DeepMind’s New AI Can Predict Genetic Diseases

About 10 years ago, Žiga Avsec was a PhD physics student who found himself taking a crash course in genomics via a university module on machine learning. He was soon working in a lab that studied rare diseases, on a project aiming to pin down the exact genetic mutation that caused an unusual mitochondrial disease.

Avsec describes this as a challenging problem, like finding a needle in a haystack. There were numerous possibilities in the genetic code, with DNA mutations that could cause significant harm to a person’s biology. The focus was on missense variants, which are alterations in a single letter of the genetic code that lead to the production of a different amino acid in a protein. Amino acids are essential for building proteins, which are crucial for various bodily functions. Therefore, even minor changes can have significant and widespread consequences.

There are 71 million possible missense variants in the human genome, and the average person carries more than 9,000 of them. Most are harmless, but some have been implicated in genetic diseases such as sickle cell anemia and cystic fibrosis, as well as more complex conditions like type 2 diabetes, which may be caused by a combination of small genetic changes. Avsec started asking his colleagues: “How do we know which ones are actually dangerous?” The answer: “Well largely, we don’t.”

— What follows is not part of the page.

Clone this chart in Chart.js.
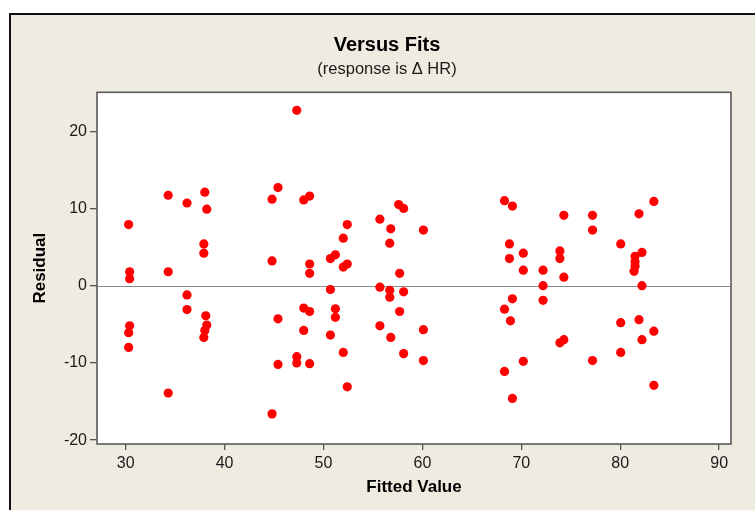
<!DOCTYPE html>
<html>
<head>
<meta charset="utf-8">
<script src="https://cdn.jsdelivr.net/npm/chart.js@4"></script>
<style>
  html, body { margin: 0; padding: 0; background: #ffffff; overflow: hidden; }
  #wrap { position: relative; width: 755px; height: 510px; }
  #frame { position: absolute; left: 9px; top: 13px; width: 800px; height: 600px;
           background: #EFEBE1; border-left: 2px solid #111; border-top: 2px solid #111; }
  canvas { position: absolute; left: 0; top: 0; }
</style>
</head>
<body>
<div id="wrap">
  <div id="frame"></div>
  <canvas id="c" width="755" height="510"></canvas>
</div>
<script>
// ---- data ----
const fittedValues = [
  30.3, 30.4, 30.4, 30.4, 30.3, 30.3,
  34.3, 34.3, 34.3,
  36.2, 36.2, 36.2,
  38.0, 38.2, 37.9, 37.9, 38.1, 38.2, 38.0, 37.9,
  44.8, 45.4, 44.8, 45.4, 45.4, 44.8,
  47.3, 47.3, 47.3,
  48.0, 48.0, 48.0,
  48.6, 48.6, 48.6, 48.6, 48.6,
  50.7, 50.7, 50.7,
  51.2, 51.2, 51.2,
  52.0, 52.0, 52.0,
  52.4, 52.4, 52.4,
  55.7, 55.7, 55.7,
  56.8, 56.7, 56.7, 56.7, 56.8,
  57.6, 58.1, 57.7, 57.7, 58.1, 58.1,
  60.1, 60.1, 60.1,
  68.3, 68.3, 68.3,
  69.1, 68.8, 68.8, 69.1, 68.9, 69.1,
  70.2, 70.2, 70.2,
  72.2, 72.2, 72.2,
  74.3, 73.9, 73.9, 74.3, 74.3, 73.9,
  77.2, 77.2, 77.2,
  80.05, 80.05, 80.05,
  81.9, 82.2, 81.5, 81.5, 81.5, 81.4, 82.2, 81.9, 82.2,
  83.4, 83.4, 83.4
];
const residuals = [
  7.9, 1.8, 0.9, -5.2, -6.1, -8.0,
  11.7, 1.8, -13.9,
  10.7, -1.2, -3.1,
  12.1, 9.9, 5.4, 4.2, -3.9, -5.1, -5.8, -6.7,
  11.2, 12.7, 3.2, -4.3, -10.2, -16.6,
  22.7, -9.2, -10.0,
  11.1, -2.9, -5.8,
  11.6, 2.8, 1.6, -3.35, -10.1,
  3.5, -0.5, -6.4,
  4.0, -3.0, -4.1,
  6.15, 2.4, -8.65,
  7.9, 2.8, -13.1,
  8.6, -0.2, -5.2,
  7.35, 5.5, -0.6, -1.5, -6.7,
  10.5, 10.0, 1.6, -3.35, -0.8, -8.8,
  7.2, -5.7, -9.7,
  11.0, -3.05, -11.1,
  10.3, 5.4, 3.5, -1.7, -4.55, -14.6,
  4.2, 2.0, -9.8,
  2.0, 0.0, -1.9,
  9.1, 4.5, 3.5, 1.1, -7.0, -7.4,
  9.1, 7.2, -9.7,
  5.4, -4.8, -8.65,
  9.3, 4.3, 3.8, 3.1, 2.5, 1.85, 0.0, -4.4, -7.0,
  10.9, -5.9, -12.9
];
const xTickValues = [30, 40, 50, 60, 70, 80, 90];
const yTickValues = [-20, -10, 0, 10, 20];
const titleText = 'Versus Fits';
const subtitleText = '(response is \u0394 HR)';
const xTitle = 'Fitted Value';
const yTitle = 'Residual';

const points = fittedValues.map((x, i) => ({ x: x, y: residuals[i] }));

const framePlugin = {
  id: 'framePlugin',
  beforeDatasetsDraw(chart) {
    const { ctx, chartArea: a, scales } = chart;
    ctx.save();
    ctx.fillStyle = '#ffffff';
    ctx.fillRect(a.left, a.top, a.right - a.left, a.bottom - a.top);
    const y0 = Math.round(scales.y.getPixelForValue(0)) + 0.5;
    ctx.strokeStyle = '#8a8a8a';
    ctx.lineWidth = 1.2;
    ctx.beginPath();
    ctx.moveTo(a.left, y0);
    ctx.lineTo(a.right, y0);
    ctx.stroke();
    ctx.strokeStyle = '#5a5a5a';
    ctx.lineWidth = 1.6;
    ctx.strokeRect(a.left, a.top, a.right - a.left, a.bottom - a.top);
    ctx.restore();
  }
};

const tickFont = { family: 'Liberation Sans', size: 16 };
const titleFont = { family: 'Liberation Sans', size: 17, weight: 'bold' };

new Chart(document.getElementById('c'), {
  type: 'scatter',
  data: {
    datasets: [{
      data: points,
      backgroundColor: '#ff0000',
      borderColor: '#ff0000',
      borderWidth: 0,
      pointRadius: 4.6,
      pointHoverRadius: 4.6
    }]
  },
  options: {
    responsive: false,
    animation: false,
    devicePixelRatio: 1,
    layout: { padding: { left: 43, right: 24, top: 0, bottom: 0 } },
    plugins: {
      legend: { display: false },
      tooltip: { enabled: false },
      title: {
        display: true, text: titleText, color: '#000',
        font: { family: 'Liberation Sans', size: 20, weight: 'bold' },
        padding: { top: 33, bottom: 0 }
      },
      subtitle: {
        display: true, text: subtitleText, color: '#1a1a1a',
        font: { family: 'Liberation Sans', size: 16.5 },
        padding: { top: 2.2, bottom: 13.3 }
      }
    },
    scales: {
      x: {
        type: 'linear', min: 27.1, max: 91.2,
        afterFit(s) { s.height = 66; },
        afterBuildTicks(s) { s.ticks = xTickValues.map(v => ({ value: v })); },
        border: { display: false },
        grid: { drawOnChartArea: false, drawTicks: true, tickLength: 6, color: '#555', lineWidth: 1.3 },
        ticks: { font: tickFont, color: '#1a1a1a', padding: 4, maxRotation: 0 },
        title: { display: true, text: xTitle, color: '#000', font: titleFont, padding: { top: 0, bottom: 12.8 } }
      },
      y: {
        type: 'linear', min: -20.5, max: 25.03,
        afterFit(s) { s.width = 54; },
        afterBuildTicks(s) { s.ticks = yTickValues.map(v => ({ value: v })); },
        border: { display: false },
        grid: { drawOnChartArea: false, drawTicks: true, tickLength: 7, color: '#555', lineWidth: 1.3 },
        ticks: { font: tickFont, color: '#1a1a1a', padding: 3 },
        title: { display: true, text: yTitle, color: '#000', font: titleFont, padding: { top: -12.5, bottom: 0 } }
      }
    }
  },
  plugins: [framePlugin]
});
</script>
</body>
</html>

Out of the 4 million missense variants observed in humans, only a small fraction of 2 percent have been classified as either harmful or harmless after extensive and costly research efforts. Analyzing the impact of a single missense variant can be a time-consuming process that may span several months.

Today, a tool called AlphaMissense has been released by Google DeepMind, where Avsec currently works as a staff research scientist. This tool can greatly speed up the process of analyzing missense variants and accurately predict the probability of them causing a disease, surpassing the accuracy of existing tools with a rate of 90 percent.

It’s built on AlphaFold, DeepMind’s groundbreaking model that predicted the structures of hundreds of millions proteins from their amino acid composition, but it doesn’t work in the same way. Instead of making predictions about the structure of a protein, AlphaMissense operates more like a large language model such as OpenAI’s ChatGPT.

It has been trained on the language of human (and primate) biology, so it knows what normal sequences of amino acids in proteins should look like. When it’s presented with a sequence gone awry, it can take note, as with an incongruous word in a sentence. “It’s a language model but trained on protein sequences,” says Jun Cheng, who, with Avsec, is co-lead author of a paper published today in Science that announces AlphaMissense to the world. “If we substitute a word from an English sentence, a person who is familiar with English can immediately see whether these substitutions will change the meaning of the sentence or not.”

Pushmeet Kohli, DeepMind’s vice president of research, uses the analogy of a recipe book. If AlphaFold was concerned with exactly how ingredients might bind together, AlphaMissense predicts what might happen if you use the wrong ingredient entirely.